Application of Modular Ratio in Predicting the Behavior of Externally Strengthened RE Beams

Abstract

This study presents the development and validation of a theoretical based mathematical expression for predicting the flexural behaviour of externally reinforced concrete (RC) beams using steel plates and carbon fiber-reinforced polymer (CFRP) fabrics. The mathematical expression incorporates the modular ratio as an input variable and was validated against experimental results reported by John et al. (2022, 2022a). Six beam samples, including both control and retrofitted specimens, were analysed. The retrofitting techniques varied in terms of material type, bond thickness, and number of reinforcement layers.
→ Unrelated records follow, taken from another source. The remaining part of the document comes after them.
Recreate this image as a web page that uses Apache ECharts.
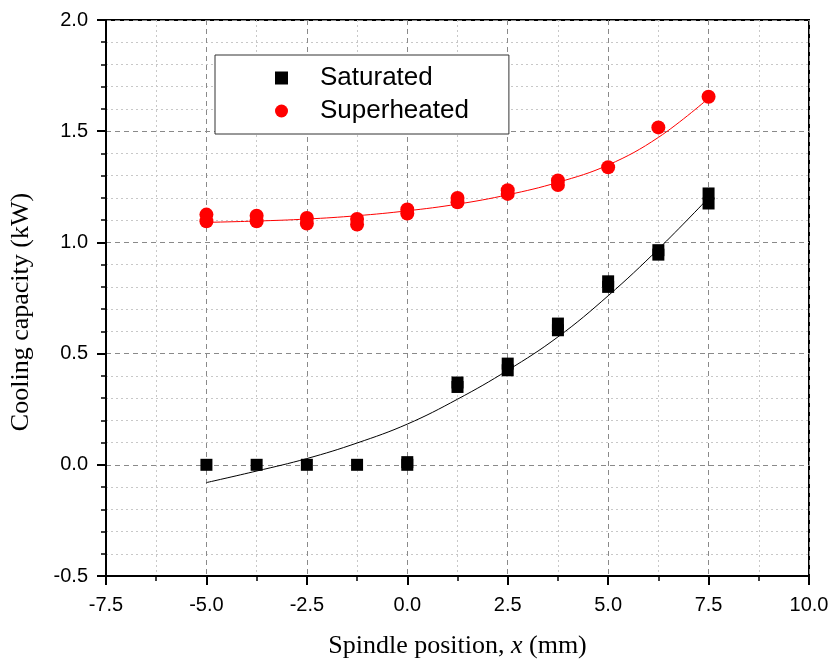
<!DOCTYPE html>
<html>
<head>
<meta charset="utf-8">
<script src="https://cdn.jsdelivr.net/npm/echarts@6/dist/echarts.min.js"></script>
<style>
html,body{margin:0;padding:0;background:#fff;}
#chart{width:835px;height:664px;}
</style>
</head>
<body>
<div id="chart"></div>
<script>
// Saturated measurements (repeated runs overlap)
var satX = [-5.0, -3.75, -2.5, -1.25, 0.0, 0.0, 1.25, 1.25, 2.5, 2.5, 3.75, 3.75, 5.0, 5.0, 6.25, 6.25, 7.5, 7.5];
var satY = [0.0, 0.0, 0.0, 0.0, 0.0, 0.012, 0.35, 0.37, 0.425, 0.455, 0.605, 0.635, 0.80, 0.825, 0.945, 0.965, 1.175, 1.22];
// Superheated measurements
var supX = [-5.0, -5.0, -3.75, -3.75, -2.5, -2.5, -1.25, -1.25, 0.0, 0.0, 1.25, 1.25, 2.5, 2.5, 3.75, 3.75, 5.0, 6.25, 7.5];
var supY = [1.095, 1.125, 1.095, 1.12, 1.085, 1.11, 1.08, 1.105, 1.13, 1.148, 1.18, 1.2, 1.218, 1.235, 1.258, 1.278, 1.338, 1.517, 1.655];
// Fit curves
var fitX = [-5.0, -3.75, -2.5, -1.25, 0.0, 1.25, 2.5, 3.75, 5.0, 6.25, 7.5];
var satFit = [-0.08, -0.028, 0.028, 0.098, 0.183, 0.295, 0.425, 0.575, 0.76, 0.97, 1.20];
var supFit = [1.09, 1.096, 1.105, 1.12, 1.142, 1.172, 1.214, 1.27, 1.348, 1.472, 1.648];
// Axis ticks
var xMin = -7.5, xMax = 10.0, xStep = 2.5;
var yMin = -0.5, yMax = 2.0, yStep = 0.5;
var legendNames = ['Saturated', 'Superheated'];

function pairs(xs, ys) { return xs.map(function (x, i) { return [x, ys[i]]; }); }

var sans = '"Liberation Sans", Arial, sans-serif';
var serif = '"Liberation Serif", "Times New Roman", serif';

var chart = echarts.init(document.getElementById('chart'), null, {renderer: 'canvas'});

function axisCommon() {
  return {
    type: 'value',
    axisLine: {show: true, onZero: false, lineStyle: {color: '#000', width: 2}},
    axisTick: {show: true, inside: false, length: 9, lineStyle: {color: '#000', width: 2}},
    minorTick: {show: true, length: 5, lineStyle: {color: '#000', width: 1.5}},
    splitLine: {show: true, lineStyle: {color: '#8a8a8a', width: 1, type: [5, 4]}},
    minorSplitLine: {show: true, lineStyle: {color: '#c8c8c8', width: 1, type: [2, 3]}},
    axisLabel: {color: '#000', fontSize: 20, fontFamily: sans, formatter: function (v) { return v.toFixed(1); }}
  };
}

var xAxis = axisCommon();
xAxis.min = xMin; xAxis.max = xMax; xAxis.interval = xStep;
xAxis.minorTick.splitNumber = 2;
xAxis.axisLabel.margin = 19;
xAxis.name = 'Spindle position, {i|x} (mm)';
xAxis.nameLocation = 'middle';
xAxis.nameGap = 57;
xAxis.nameTextStyle = {color: '#000', fontSize: 26, fontFamily: serif,
  rich: {i: {fontStyle: 'italic', fontSize: 26, fontFamily: serif, color: '#000'}}};

var yAxis = axisCommon();
yAxis.min = yMin; yAxis.max = yMax; yAxis.interval = yStep;
yAxis.minorTick.splitNumber = 5;
yAxis.axisLabel.margin = 18;
yAxis.name = 'Cooling capacity (kW)';
yAxis.nameLocation = 'middle';
yAxis.nameGap = 72;
yAxis.nameTextStyle = {color: '#000', fontSize: 26, fontFamily: serif, padding: [0, 28, 0, 0]};

var option = {
  backgroundColor: '#fff',
  animation: false,
  grid: {left: 106, right: 26, top: 20, bottom: 88, show: true, borderColor: '#000', borderWidth: 2, backgroundColor: 'transparent'},
  xAxis: xAxis,
  yAxis: yAxis,
  legend: {
    data: legendNames,
    orient: 'vertical',
    left: 215, top: 55,
    itemWidth: 13, itemHeight: 13, itemGap: 7,
    padding: [10, 40, 10, 60],
    backgroundColor: '#fff',
    borderColor: '#333', borderWidth: 1,
    textStyle: {color: '#000', fontSize: 26, fontFamily: sans, padding: [0, 0, 0, 27]}
  },
  series: [
    {name: 'Saturated fit', type: 'line', data: pairs(fitX, satFit), smooth: 0.4, showSymbol: false, symbol: 'none',
      lineStyle: {color: '#000', width: 1}, z: 2, silent: true},
    {name: 'Superheated fit', type: 'line', data: pairs(fitX, supFit), smooth: 0.4, showSymbol: false, symbol: 'none',
      lineStyle: {color: '#ff0000', width: 1}, z: 2, silent: true},
    {name: 'Saturated', type: 'scatter', data: pairs(satX, satY), symbol: 'rect', symbolSize: 12,
      itemStyle: {color: '#000', opacity: 1}, z: 3},
    {name: 'Superheated', type: 'scatter', data: pairs(supX, supY), symbol: 'circle', symbolSize: 14,
      itemStyle: {color: '#ff0000', opacity: 1}, z: 3}
  ]
};
chart.setOption(option);
</script>
</body>
</html>
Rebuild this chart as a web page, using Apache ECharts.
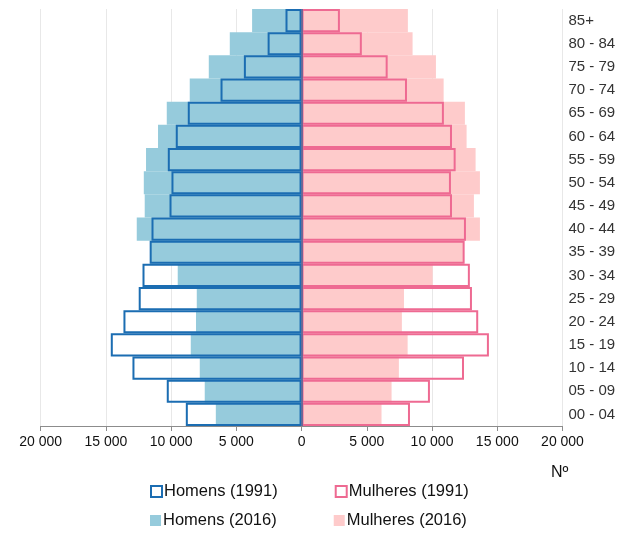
<!DOCTYPE html>
<html><head><meta charset="utf-8">
<script src="https://cdn.jsdelivr.net/npm/echarts@6/dist/echarts.min.js"></script>
<style>html,body{margin:0;padding:0;background:#fff}#c{width:640px;height:536px}</style>
</head><body><div id="c"></div>
<script>
var categories = ['00 - 04','05 - 09','10 - 14','15 - 19','20 - 24','25 - 29','30 - 34','35 - 39','40 - 44','45 - 49','50 - 54','55 - 59','60 - 64','65 - 69','70 - 74','75 - 79','80 - 84','85+'];
var homens1991 = [8870,10330,12960,14620,13650,12480,12190,11640,11500,10120,9970,10250,9640,8720,6210,4420,2600,1230];
var mulheres1991 = [8310,9840,12450,14360,13540,13060,12900,12500,12600,11530,11450,11810,11530,10910,8080,6600,4620,2940];
var homens2016 = [6570,7420,7800,8490,8090,8030,9490,11600,12630,12020,12090,11920,11000,10330,8570,7110,5500,3790];
var mulheres2016 = [6130,6900,7460,8130,7690,7850,10050,12450,13670,13210,13670,13340,12650,12520,10890,10300,8510,8150];
var xTicks = [-20000,-15000,-10000,-5000,0,5000,10000,15000,20000];

var neg = function(a){return a.map(function(v){return -v;});};
var font = 'Liberation Sans, Arial, sans-serif';
var chart = echarts.init(document.getElementById('c'));
chart.setOption({
  animation:false,
  grid:{left:40.6,right:77.5,top:9,bottom:110,containLabel:false},
  xAxis:{type:'value',min:xTicks[0],max:xTicks[xTicks.length-1],interval:5000,
    axisLine:{show:true,lineStyle:{color:'#8c8c8c'}},
    axisTick:{show:true,length:5,lineStyle:{color:'#8c8c8c'}},
    splitLine:{show:true,lineStyle:{color:'#e8e8e8'}},
    axisLabel:{color:'#111',fontFamily:font,fontSize:14,margin:9,
      formatter:function(v){var a=Math.abs(v);return a>=1000?(Math.floor(a/1000)+' '+String(a%1000).padStart(3,'0')):String(a);}}},
  yAxis:{type:'category',data:categories,position:'right',
    axisLine:{show:false},axisTick:{show:false},
    axisLabel:{color:'#333',fontFamily:font,fontSize:15,margin:6,align:'left'}},
  legend:[{top:478,left:145,itemWidth:11,itemHeight:11,itemGap:57,icon:'rect',
      textStyle:{fontFamily:font,fontSize:16.5,color:'#111',padding:[0,0,0,-3]},
      data:[{name:'Homens (1991)',itemStyle:{color:'#fff',borderColor:'#1B6DB2',borderWidth:2}},
            {name:'Mulheres (1991)',itemStyle:{color:'#fff',borderColor:'#EE6A92',borderWidth:2}}]},
    {top:507,left:145,itemWidth:11,itemHeight:11,itemGap:57,icon:'rect',
      textStyle:{fontFamily:font,fontSize:16.5,color:'#111',padding:[0,0,0,-3]},
      data:[{name:'Homens (2016)'},{name:'Mulheres (2016)'}]}],
  graphic:[{type:'text',left:551,top:465,style:{text:'Nº',font:'16px '+font,fill:'#111'}}],
  series:[
    {name:'Homens (2016)',type:'bar',data:neg(homens2016),barGap:'-100%',barCategoryGap:0,
      itemStyle:{color:'#96CBDC'},
      markLine:{silent:true,symbol:'none',label:{show:false},lineStyle:{color:'#4a6595',width:1.5,type:'solid'},data:[{xAxis:0}]}},
    {name:'Mulheres (2016)',type:'bar',data:mulheres2016,barGap:'-100%',barCategoryGap:0,
      itemStyle:{color:'#FECBCB'}},
    {name:'Homens (1991)',type:'bar',data:neg(homens1991),barGap:'-100%',barCategoryGap:0,
      itemStyle:{color:'rgba(0,0,0,0)',borderColor:'#1B6DB2',borderWidth:2}},
    {name:'Mulheres (1991)',type:'bar',data:mulheres1991,barGap:'-100%',barCategoryGap:0,
      itemStyle:{color:'rgba(0,0,0,0)',borderColor:'#EE6A92',borderWidth:2}}
  ]
});
</script></body></html>
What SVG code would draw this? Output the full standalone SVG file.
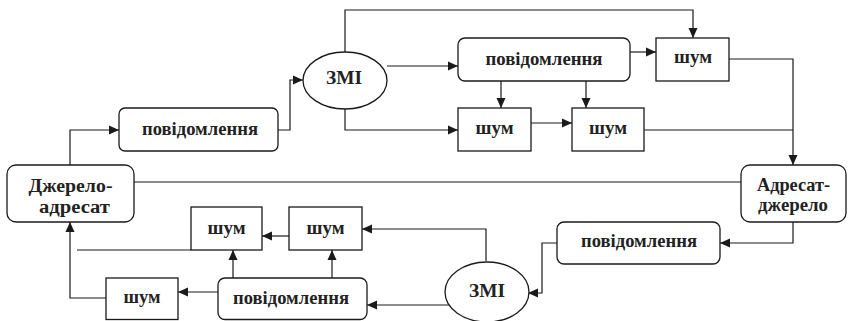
<svg xmlns="http://www.w3.org/2000/svg" width="848" height="321" viewBox="0 0 848 321">
<defs>
<marker id="ah" markerUnits="userSpaceOnUse" markerWidth="12" markerHeight="10" refX="10" refY="5" orient="auto">
<path d="M0,0.5 L10,5 L0,9.5 Z" fill="#1a1a1a"/>
</marker>
</defs>
<rect width="848" height="321" fill="#fff"/>
<g id="connectors" fill="none" stroke="#1a1a1a" stroke-width="1.2">
<path marker-end="url(#ah)" d="M70,165 V130 H119"/>
<path marker-end="url(#ah)" d="M278,130 H290 V80 H303"/>
<path marker-end="url(#ah)" d="M345,52 V10 H693 V38"/>
<path marker-end="url(#ah)" d="M345,109 V130 H458"/>
<path marker-end="url(#ah)" d="M387,66 H458"/>
<path marker-end="url(#ah)" d="M630,52 H656"/>
<path marker-end="url(#ah)" d="M501,81 V108"/>
<path marker-end="url(#ah)" d="M586,81 V108"/>
<path marker-end="url(#ah)" d="M529,123 H572"/>
<path marker-end="url(#ah)" d="M729,59 H793 V165"/>
<path d="M644,130 H793"/>
<path d="M134,182 H741"/>
<path marker-end="url(#ah)" d="M793,222 V243 H720"/>
<path marker-end="url(#ah)" d="M557,243 H542 V293 H528"/>
<path marker-end="url(#ah)" d="M486,261 V229 H362"/>
<path marker-end="url(#ah)" d="M449,305 H367"/>
<path marker-end="url(#ah)" d="M218,292 H178"/>
<path marker-end="url(#ah)" d="M233,278 V250"/>
<path marker-end="url(#ah)" d="M332,278 V250"/>
<path marker-end="url(#ah)" d="M292,236 H262"/>
<path d="M77,250 H191"/>
<path marker-end="url(#ah)" d="M106,298 H70 V222"/>
</g>
<g id="nodes" fill="#fff" stroke="#1a1a1a" stroke-width="1.3">
<g id="dzherelo-adresat">
<rect x="7" y="165" width="127" height="57" rx="9"/>
<text x="70.5" y="192" font-family="Times New Roman, Liberation Serif, serif" font-weight="700" font-size="18" fill="#222" stroke="none" text-anchor="middle" textLength="84" lengthAdjust="spacingAndGlyphs">Джерело-</text>
<text x="74.5" y="213" font-family="Times New Roman, Liberation Serif, serif" font-weight="700" font-size="18" fill="#222" stroke="none" text-anchor="middle" textLength="71" lengthAdjust="spacingAndGlyphs">адресат</text>
</g>
<g id="povidomlennia1">
<rect x="119" y="108" width="159" height="43" rx="6"/>
<text x="200" y="135" font-family="Times New Roman, Liberation Serif, serif" font-weight="700" font-size="18" fill="#222" stroke="none" text-anchor="middle" textLength="116" lengthAdjust="spacingAndGlyphs">повідомлення</text>
</g>
<g id="zmi1">
<ellipse cx="345" cy="80.5" rx="42" ry="28.5"/>
<text x="344" y="84" font-family="Times New Roman, Liberation Serif, serif" font-weight="700" font-size="18" fill="#222" stroke="none" text-anchor="middle" textLength="36" lengthAdjust="spacingAndGlyphs">ЗМІ</text>
</g>
<g id="povidomlennia2">
<rect x="458" y="38" width="172" height="43" rx="7"/>
<text x="544" y="65" font-family="Times New Roman, Liberation Serif, serif" font-weight="700" font-size="18" fill="#222" stroke="none" text-anchor="middle" textLength="117" lengthAdjust="spacingAndGlyphs">повідомлення</text>
</g>
<g id="shum1">
<rect x="656" y="38" width="73" height="43"/>
<text x="693" y="63" font-family="Times New Roman, Liberation Serif, serif" font-weight="700" font-size="18" fill="#222" stroke="none" text-anchor="middle" textLength="38" lengthAdjust="spacingAndGlyphs">шум</text>
</g>
<g id="shum2">
<rect x="458" y="108" width="73" height="43"/>
<text x="494.5" y="134" font-family="Times New Roman, Liberation Serif, serif" font-weight="700" font-size="18" fill="#222" stroke="none" text-anchor="middle" textLength="38" lengthAdjust="spacingAndGlyphs">шум</text>
</g>
<g id="shum3">
<rect x="572" y="108" width="72" height="43"/>
<text x="608" y="134" font-family="Times New Roman, Liberation Serif, serif" font-weight="700" font-size="18" fill="#222" stroke="none" text-anchor="middle" textLength="38" lengthAdjust="spacingAndGlyphs">шум</text>
</g>
<g id="adresat-dzherelo">
<rect x="741" y="165" width="105" height="57" rx="9"/>
<text x="793.5" y="191" font-family="Times New Roman, Liberation Serif, serif" font-weight="700" font-size="18" fill="#222" stroke="none" text-anchor="middle" textLength="73" lengthAdjust="spacingAndGlyphs">Адресат-</text>
<text x="793" y="211" font-family="Times New Roman, Liberation Serif, serif" font-weight="700" font-size="18" fill="#222" stroke="none" text-anchor="middle" textLength="70" lengthAdjust="spacingAndGlyphs">джерело</text>
</g>
<g id="povidomlennia4">
<rect x="557" y="222" width="163" height="42" rx="7"/>
<text x="639" y="247" font-family="Times New Roman, Liberation Serif, serif" font-weight="700" font-size="18" fill="#222" stroke="none" text-anchor="middle" textLength="116" lengthAdjust="spacingAndGlyphs">повідомлення</text>
</g>
<g id="zmi2">
<ellipse cx="487" cy="292" rx="42" ry="30"/>
<text x="487" y="297" font-family="Times New Roman, Liberation Serif, serif" font-weight="700" font-size="18" fill="#222" stroke="none" text-anchor="middle" textLength="36" lengthAdjust="spacingAndGlyphs">ЗМІ</text>
</g>
<g id="shum4">
<rect x="191" y="207" width="71" height="43"/>
<text x="226.5" y="234" font-family="Times New Roman, Liberation Serif, serif" font-weight="700" font-size="18" fill="#222" stroke="none" text-anchor="middle" textLength="38" lengthAdjust="spacingAndGlyphs">шум</text>
</g>
<g id="shum5">
<rect x="289" y="207" width="73" height="43"/>
<text x="325.5" y="234" font-family="Times New Roman, Liberation Serif, serif" font-weight="700" font-size="18" fill="#222" stroke="none" text-anchor="middle" textLength="38" lengthAdjust="spacingAndGlyphs">шум</text>
</g>
<g id="shum6">
<rect x="106" y="278" width="72" height="41.5"/>
<text x="142" y="303" font-family="Times New Roman, Liberation Serif, serif" font-weight="700" font-size="18" fill="#222" stroke="none" text-anchor="middle" textLength="37" lengthAdjust="spacingAndGlyphs">шум</text>
</g>
<g id="povidomlennia3">
<rect x="218" y="278" width="149" height="41.5" rx="7"/>
<text x="291" y="304" font-family="Times New Roman, Liberation Serif, serif" font-weight="700" font-size="18" fill="#222" stroke="none" text-anchor="middle" textLength="116" lengthAdjust="spacingAndGlyphs">повідомлення</text>
</g>
</g>
</svg>
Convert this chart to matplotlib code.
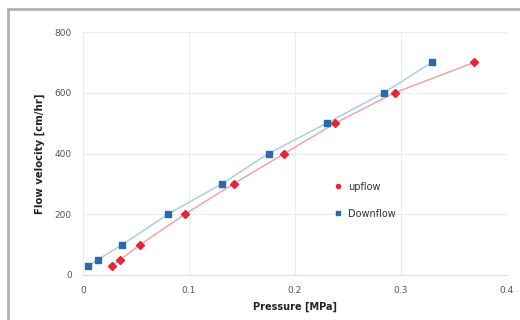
import matplotlib.pyplot as plt
from matplotlib.patches import Rectangle
from matplotlib.lines import Line2D

# pressure [MPa] vs flow velocity [cm/hr]
up_pressure = [0.027, 0.035, 0.054, 0.096, 0.142, 0.190, 0.238, 0.294, 0.369]
up_velocity = [30, 50, 100, 200, 300, 400, 500, 600, 700]
down_pressure = [0.005, 0.014, 0.037, 0.080, 0.131, 0.175, 0.230, 0.284, 0.329]
down_velocity = [30, 50, 100, 200, 300, 400, 500, 600, 700]

x_ticks = [0, 0.1, 0.2, 0.3, 0.4]
x_labels = ["0", "0.1", "0.2", "0.3", "0.4"]
y_ticks = [0, 200, 400, 600, 800]

red = "#e3263a"
blue = "#2b6aa8"

fig = plt.figure(figsize=(5.2, 3.2), dpi=100)
fig.patch.set_facecolor("white")

# outer chart border (only top and left are visible in the crop)
fig.add_artist(Rectangle((8 / 520, -0.1), 1.2, (320 - 9) / 320 + 0.1,
                         transform=fig.transFigure, fill=False,
                         edgecolor="#b0b0b0", linewidth=2))

ax = fig.add_axes([83 / 520, 45 / 320, 424 / 520, 243 / 320])
ax.plot(up_pressure, up_velocity, color="#f4a3a8", linewidth=1.1, zorder=2)
ax.plot(down_pressure, down_velocity, color="#a9cdea", linewidth=1.1, zorder=2)
ax.plot(up_pressure, up_velocity, linestyle="none", marker="D", markersize=4,
        color=red, zorder=3)
ax.plot(down_pressure, down_velocity, linestyle="none", marker="s", markersize=4.5,
        color=blue, zorder=3)

ax.set_xlim(0, 0.4)
ax.set_ylim(0, 800)
ax.set_xticks(x_ticks)
ax.set_xticklabels(x_labels)
ax.set_yticks(y_ticks)
ax.grid(True, color="#ececec", linewidth=0.8)
ax.set_axisbelow(True)
for side in ["top", "right", "left"]:
    ax.spines[side].set_visible(False)
ax.spines["bottom"].set_color("#dddddd")
ax.tick_params(length=0, labelsize=6.5, labelcolor="#555555", pad=8)

ax.set_xlabel("Pressure [MPa]", fontsize=7, fontweight="bold", color="#222222",
              labelpad=5)
ax.set_ylabel("Flow velocity [cm/hr]", fontsize=7.3, fontweight="bold",
              color="#222222", labelpad=7)

handles = [Line2D([], [], linestyle="none", marker="o", markersize=3, color=red),
           Line2D([], [], linestyle="none", marker="s", markersize=3, color=blue)]
ax.legend(handles, ["upflow", "Downflow"], loc="upper left",
          bbox_to_anchor=(0.57, 0.42), frameon=False, fontsize=7,
          labelspacing=1.75, handletextpad=0.5, handlelength=1.0,
          labelcolor="#333333")

fig.savefig("out.png", dpi=100)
Comparative analysis between experimental and theoretical failure loads revealed a strong correlation, with percentage differences ranging from -1.08% to 6.37%. These results demonstrate that the model provides accurate and conservative estimates of load-carrying capacity, which is a desirable characteristic in structural design. Furthermore, Analysis of Variance (ANOVA) was conducted at a 95% confidence level to statistically evaluate the agreement between experimental and theoretical results. The ANOVA yielded a p-value of 0.673, indicating no significant difference between the two datasets. This confirms the model’s predictive reliability and its potential for practical engineering applications. The study concludes that Equation (30) is an effective and efficient tool for assessing the flexural performance of retrofitted RC beams, offering an alternative to exhaustive experimental testing and supporting safer and more cost-effective structural retrofitting strategies.